How could the card have been working if the appropriate driver was not already compiled?

----------

## Kazuo

 *jpl888 wrote:*   

> Recompile the kernel with that driver.

 Kazuo the newbish strikes again, but - ...how?  :Embarassed: 

Thanks a lot for taking the time to help me  :Very Happy: 

----------

## jpl888

 *Quote:*   

> 
> 
> Try
> 
> Code:
> ...

 

Because if he was booted from a Livecd the module could have been autoloaded, and although he thought he was using the tulip driver he wasn't actually.

Why use the Tulip driver for a 3com card? A more fundemental question.

Maybe I am just blowing gas from my nether regions.

----------

## limn

Kazuo: Actually, you could try booting from the livecd and if it brings up the network, see which driver it loaded.
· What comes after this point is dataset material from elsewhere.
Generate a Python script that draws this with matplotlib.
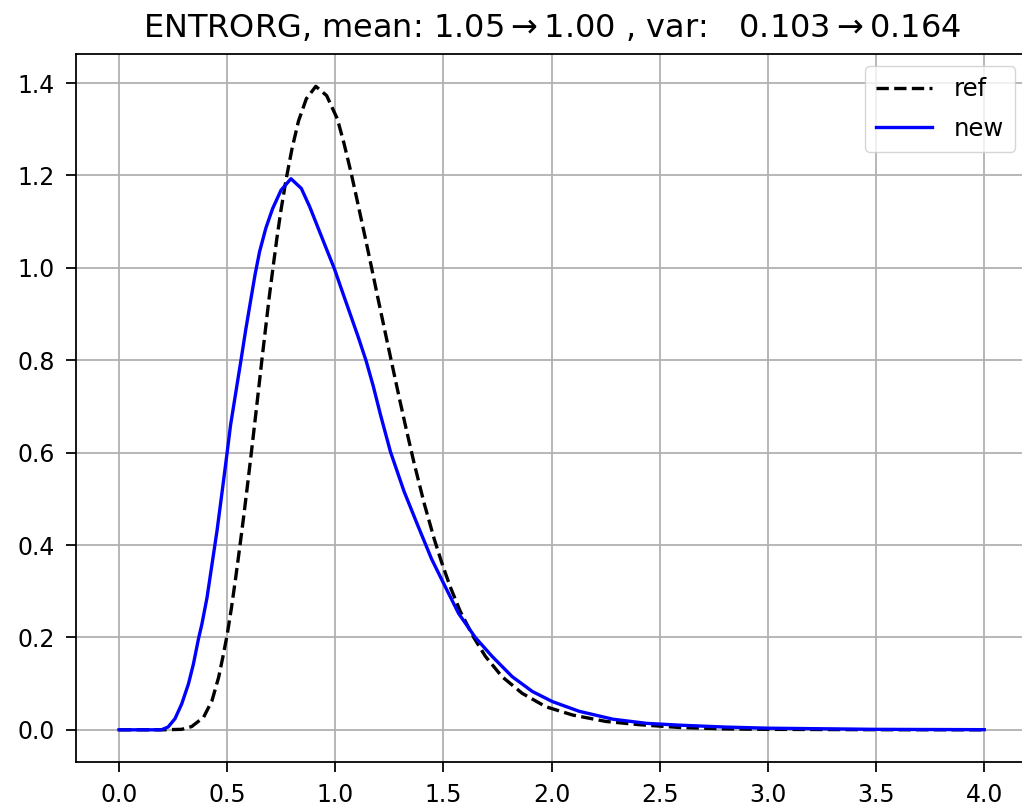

jpl888: Kazuo thought it was tulip, no harm in trying to load that one.

----------

## jpl888

Actually Limn Kazuo said it was "generic tulip" which if you look at the kernel is "de4x5" and not "tulip". I already got him to load that module near the start of the post and it didn't work.

I have never seen a 3com card with a DEC chipset (in nearly 10 years), so I think it is highly unlikely that any Tulip driver will work.

I am obviously mental not wanting Kazuo to try something that I think is pointless and if it did work it would probably work badly and cause Kazuo more hassle down the line.

----------

## Spiffster

I have used several 3com-cards and they all use the different 3com-drivers. In particular the 3c905 uses (as someone else suggested) the 3c59x-driver (also known as Vortex/Boomerang in the kernel configuration).

Assuming you use a 2.6.x-kernel, start the kernel configuration and go to

Device Drivers -> Networking support -> Ethernet (10 or 100Mbit)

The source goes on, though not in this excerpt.